Set exercise:
Quote the whole listing exactly. Leave the pictures out of your copy.

Provided data:
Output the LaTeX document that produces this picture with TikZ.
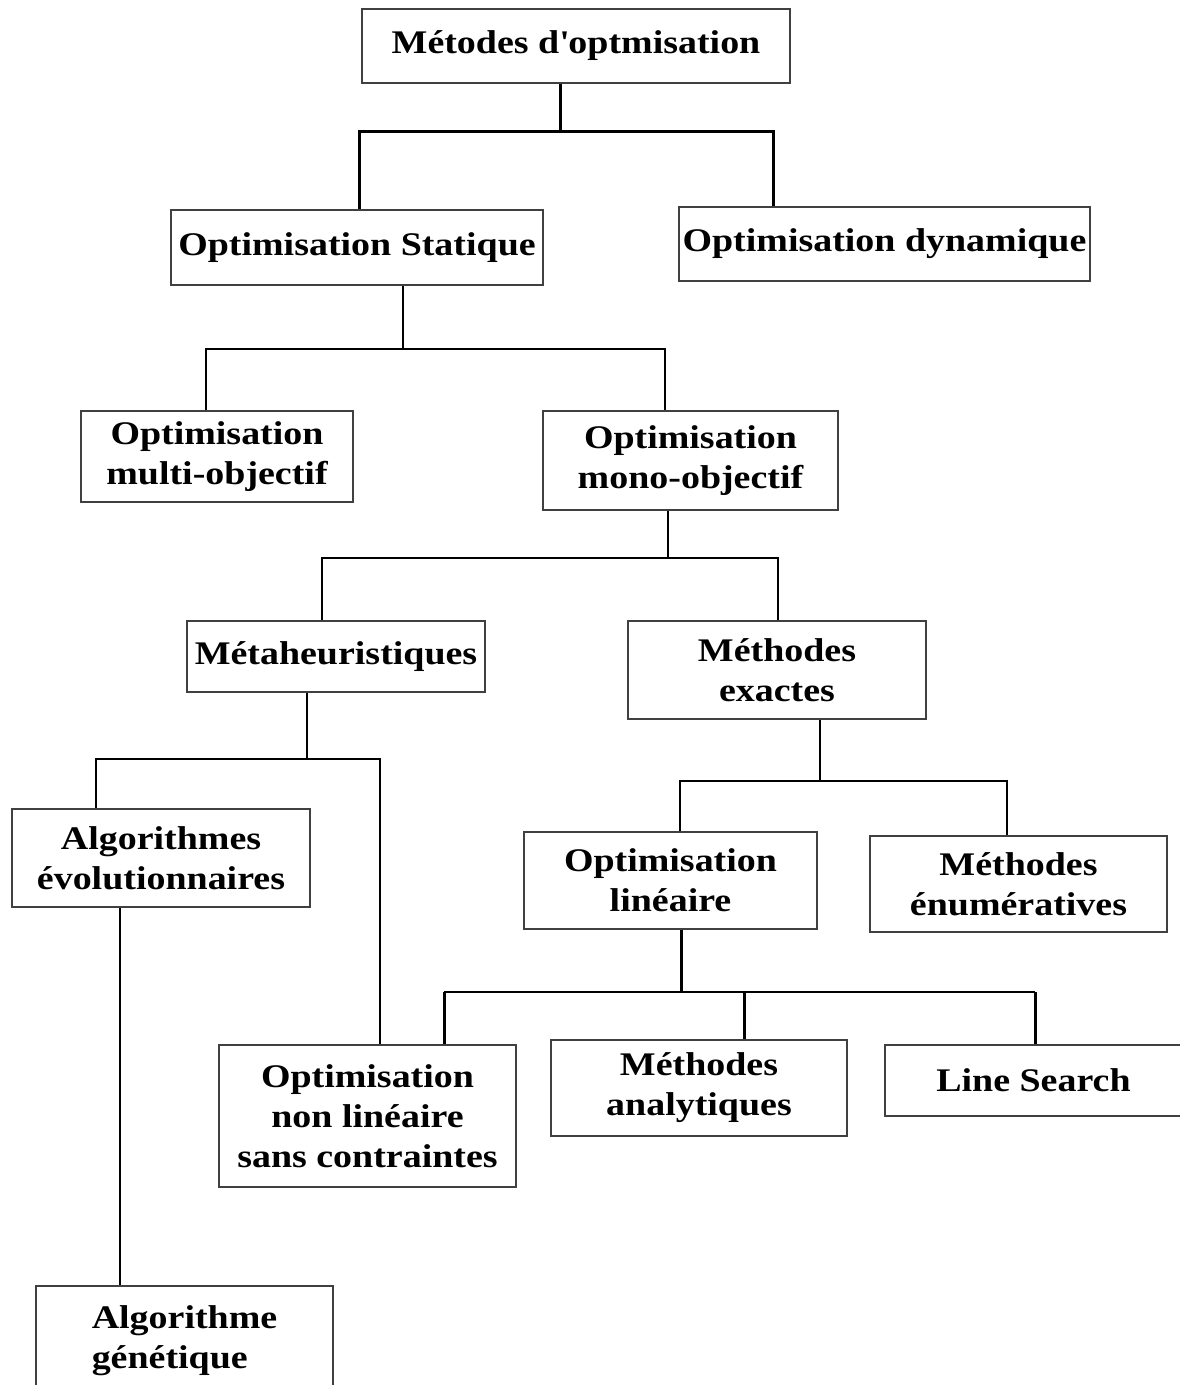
\documentclass[tikz,border=0pt]{standalone}
\usepackage{fontspec}
\setmainfont{Liberation Serif}[FakeStretch=1.15]
\begin{document}
\begin{tikzpicture}[x=1pt,y=-1pt,
  box/.style={draw=black!75, line width=1.8pt, align=center, inner sep=0pt,
              font=\fontsize{33}{40}\selectfont\bfseries},
  thn/.style={line width=1.6pt},
  thk/.style={line width=3pt}]
\useasboundingbox (0,0) rectangle (1179,1385);

% boxes
\node[box, minimum width=428, minimum height=74] (m) at (576,46) {Métodes d\textquotesingle optmisation};
\node[box, minimum width=372, minimum height=75] (stat) at (357,247.5) {Optimisation Statique};
\node[box, minimum width=411, minimum height=74] (dyn) at (884.5,244) {Optimisation dynamique};
\node[box, minimum width=272, minimum height=91] (multi) at (217,456.5) {Optimisation\\multi-objectif};
\node[box, minimum width=295, minimum height=99] (mono) at (690.5,460.5) {Optimisation\\mono-objectif};
\node[box, minimum width=298, minimum height=71] (meta) at (336,656.5) {Métaheuristiques};
\node[box, minimum width=298, minimum height=98] (exact) at (777,670) {Méthodes\\exactes};
\node[box, minimum width=298, minimum height=98] (algo) at (161,858) {Algorithmes\\évolutionnaires};
\node[box, minimum width=293, minimum height=97] (lin) at (670.5,880.5) {Optimisation\\linéaire};
\node[box, minimum width=297, minimum height=96] (enum) at (1018.5,884) {Méthodes\\énumératives};
\node[box, minimum width=297, minimum height=142] (nonlin) at (367.5,1116) {Optimisation\\non linéaire\\sans contraintes};
\node[box, minimum width=296, minimum height=96] (anal) at (699,1088) {Méthodes\\analytiques};
\node[box, minimum width=297, minimum height=71] (ls) at (1033.5,1080.5) {Line Search};
\node[box, minimum width=297, minimum height=110, align=left] (gen) at (184.5,1341) {Algorithme\\génétique};

% tree 1
\coordinate (j1) at (560,131);
\coordinate (j1l) at (359,131);
\coordinate (j1r) at (773,131);
\draw[thk] (m.south -| j1) -- (j1);
\draw[thk] (stat.north -| j1l) -- (j1l) -- (j1r) -- (dyn.north -| j1r);

% tree 2
\coordinate (j2) at (403,349);
\coordinate (j2l) at (206,349);
\coordinate (j2r) at (665,349);
\draw[thn] (stat.south -| j2) -- (j2);
\draw[thn] (multi.north -| j2l) -- (j2l) -- (j2r) -- (mono.north -| j2r);

% tree 3
\coordinate (j3) at (668,558);
\coordinate (j3l) at (322,558);
\coordinate (j3r) at (778,558);
\draw[thn] (mono.south -| j3) -- (j3);
\draw[thn] (meta.north -| j3l) -- (j3l) -- (j3r) -- (exact.north -| j3r);

% tree 4
\coordinate (j4) at (307,759);
\coordinate (j4l) at (96,759);
\coordinate (j4r) at (380,759);
\draw[thn] (meta.south -| j4) -- (j4);
\draw[thn] (algo.north -| j4l) -- (j4l) -- (j4r) -- (nonlin.north -| j4r);

% tree 5
\coordinate (j5) at (120,907);
\draw[thn] (algo.south -| j5) -- (gen.north -| j5);

% tree 6
\coordinate (j6) at (820,781);
\coordinate (j6l) at (680,781);
\coordinate (j6r) at (1007,781);
\draw[thn] (exact.south -| j6) -- (j6);
\draw[thn] (lin.north -| j6l) -- (j6l) -- (j6r) -- (enum.north -| j6r);

% tree 7
\coordinate (j7) at (681,992);
\coordinate (j7l) at (444,992);
\coordinate (j7m) at (744,992);
\coordinate (j7r) at (1035,992);
\draw[thk] (lin.south -| j7) -- (j7);
\draw[line width=2.2pt] (j7l) -- (j7r);
\draw[thk] (j7l) -- (nonlin.north -| j7l);
\draw[thk] (j7m) -- (anal.north -| j7m);
\draw[thk] (j7r) -- (ls.north -| j7r);
\end{tikzpicture}
\end{document}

Solution:
Output the LaTeX document that produces this picture with TikZ.
\documentclass[tikz,border=0pt]{standalone}
\usepackage{fontspec}
\setmainfont{Liberation Serif}[FakeStretch=1.15]
\begin{document}
\begin{tikzpicture}[x=1pt,y=-1pt,
  box/.style={draw=black!75, line width=1.8pt, align=center, inner sep=0pt,
              font=\fontsize{33}{40}\selectfont\bfseries},
  thn/.style={line width=1.6pt},
  thk/.style={line width=3pt}]
\useasboundingbox (0,0) rectangle (1179,1385);

% boxes
\node[box, minimum width=428, minimum height=74] (m) at (576,46) {Métodes d\textquotesingle optmisation};
\node[box, minimum width=372, minimum height=75] (stat) at (357,247.5) {Optimisation Statique};
\node[box, minimum width=411, minimum height=74] (dyn) at (884.5,244) {Optimisation dynamique};
\node[box, minimum width=272, minimum height=91] (multi) at (217,456.5) {Optimisation\\multi-objectif};
\node[box, minimum width=295, minimum height=99] (mono) at (690.5,460.5) {Optimisation\\mono-objectif};
\node[box, minimum width=298, minimum height=71] (meta) at (336,656.5) {Métaheuristiques};
\node[box, minimum width=298, minimum height=98] (exact) at (777,670) {Méthodes\\exactes};
\node[box, minimum width=298, minimum height=98] (algo) at (161,858) {Algorithmes\\évolutionnaires};
\node[box, minimum width=293, minimum height=97] (lin) at (670.5,880.5) {Optimisation\\linéaire};
\node[box, minimum width=297, minimum height=96] (enum) at (1018.5,884) {Méthodes\\énumératives};
\node[box, minimum width=297, minimum height=142] (nonlin) at (367.5,1116) {Optimisation\\non linéaire\\sans contraintes};
\node[box, minimum width=296, minimum height=96] (anal) at (699,1088) {Méthodes\\analytiques};
\node[box, minimum width=297, minimum height=71] (ls) at (1033.5,1080.5) {Line Search};
\node[box, minimum width=297, minimum height=110, align=left] (gen) at (184.5,1341) {Algorithme\\génétique};

% tree 1
\coordinate (j1) at (560,131);
\coordinate (j1l) at (359,131);
\coordinate (j1r) at (773,131);
\draw[thk] (m.south -| j1) -- (j1);
\draw[thk] (stat.north -| j1l) -- (j1l) -- (j1r) -- (dyn.north -| j1r);

% tree 2
\coordinate (j2) at (403,349);
\coordinate (j2l) at (206,349);
\coordinate (j2r) at (665,349);
\draw[thn] (stat.south -| j2) -- (j2);
\draw[thn] (multi.north -| j2l) -- (j2l) -- (j2r) -- (mono.north -| j2r);

% tree 3
\coordinate (j3) at (668,558);
\coordinate (j3l) at (322,558);
\coordinate (j3r) at (778,558);
\draw[thn] (mono.south -| j3) -- (j3);
\draw[thn] (meta.north -| j3l) -- (j3l) -- (j3r) -- (exact.north -| j3r);

% tree 4
\coordinate (j4) at (307,759);
\coordinate (j4l) at (96,759);
\coordinate (j4r) at (380,759);
\draw[thn] (meta.south -| j4) -- (j4);
\draw[thn] (algo.north -| j4l) -- (j4l) -- (j4r) -- (nonlin.north -| j4r);

% tree 5
\coordinate (j5) at (120,907);
\draw[thn] (algo.south -| j5) -- (gen.north -| j5);

% tree 6
\coordinate (j6) at (820,781);
\coordinate (j6l) at (680,781);
\coordinate (j6r) at (1007,781);
\draw[thn] (exact.south -| j6) -- (j6);
\draw[thn] (lin.north -| j6l) -- (j6l) -- (j6r) -- (enum.north -| j6r);

% tree 7
\coordinate (j7) at (681,992);
\coordinate (j7l) at (444,992);
\coordinate (j7m) at (744,992);
\coordinate (j7r) at (1035,992);
\draw[thk] (lin.south -| j7) -- (j7);
\draw[line width=2.2pt] (j7l) -- (j7r);
\draw[thk] (j7l) -- (nonlin.north -| j7l);
\draw[thk] (j7m) -- (anal.north -| j7m);
\draw[thk] (j7r) -- (ls.north -| j7r);
\end{tikzpicture}
\end{document}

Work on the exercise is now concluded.